Lucidamente introdotta e meticolosamente curata da Alberto Melloni, questa nuova versione italiana delle Poesie di Dietrich Bonhoeffer (Marietti 1820, pp. 105, euro 10) si prefigge di rendere compiutamente la musicalità e la ricchezza lessicale dei testi originali.
Testi che, composti tra il giugno e il dicembre del 1944 quando l’autore era recluso nel carcere berlinese di Tegel, stanno a testimoniare come egli, dopo essersi espresso attraverso saggi e missive, abbia sentito la necessità di utilizzare il denso linguaggio dei versi.

Di sostanziale rilievo, in proposito, è quanto il teologo ha scritto all’amico fraterno Eberhard Bethge il 5 giugno del ’44: «mi sembra di essere un ragazzo sciocco, se continuo a nasconderti che di tanto in tanto mi lascio andare a tentativi poetici.

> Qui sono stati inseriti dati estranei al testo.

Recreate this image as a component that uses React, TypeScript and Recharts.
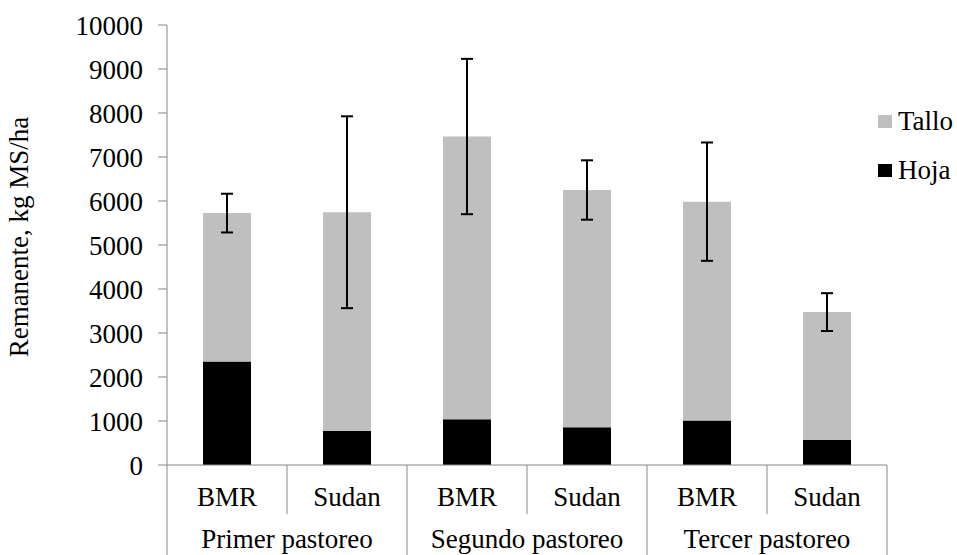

Finora l’ho nascosto a tutti… Sicché oggi te ne mando un saggio». La lirica in questione, che si intitola Passato, è la prima di un corpus costituito da dieci carmi composti da un intellettuale che mostra di essere stato profondamente influenzato da qualche ricordo e alcune letture: dai Lieder di Paul Gerhardt (1607-1676), dai Salmi e dall’Apocalisse.

MELLONI pone l’accento sul primato del testo, una preminenza che si concretizza nella ricerca sulla parola e sulla lingua allo scopo di raggiungere un’essenzialità non diversa da quella che caratterizzava le riflessioni di Bonhoeffer: tra l’essenzialità cercata nella meditazione, nelle lettere e nella produzione poetica non c’è dunque alcuna discontinuità. Va osservato inoltre come i suoi versi debbano essere collocati nel buio della prigionia da cui vengono, nella sofferenza patita da chi teme per la propria vita e attende angosciato, sperando che si apra forse uno spiraglio, l’evolversi degli eventi.

Malgrado tutto vi risalta però – motivo fondamentale – la presenza di Dio, entità in grado di controbilanciare ogni nefandezza della storia e dell’esistenza. Scrive al riguardo il teologo in Ventura e sventura: «La ventura è piena di spavento,/ la sventura piena di dolcezza./ Indivise sembrano venire/ l’una e l’altra dall’eterno». E poi conclude: «È questa l’ora della fedeltà,/ l’ora della madre e dell’amata,/ l’ora dell’amico e del fratello./ Fedeltà che rischiara ogni sventura/ e lieve la ricopre/ di clemente/ splendore ultraterreno».

IL CANTO DI BONHOEFFER appare dunque permeato da Dio. E non è forse un caso che – alla luce della propria condizione – egli abbia composto due liriche dedicate ad altrettante figure bibliche quali Mosè e Giona. La morte di Mosè sembra pertanto rispecchiare la sorte dell’autore, il sacrificio di chi viene soppresso a un passo dalla liberazione, il suo abbandonarsi all’Essere supremo: «Tienimi adesso, afferrami! / Il bastone mi cade, / Dio fedele, prepara il mio sepolcro».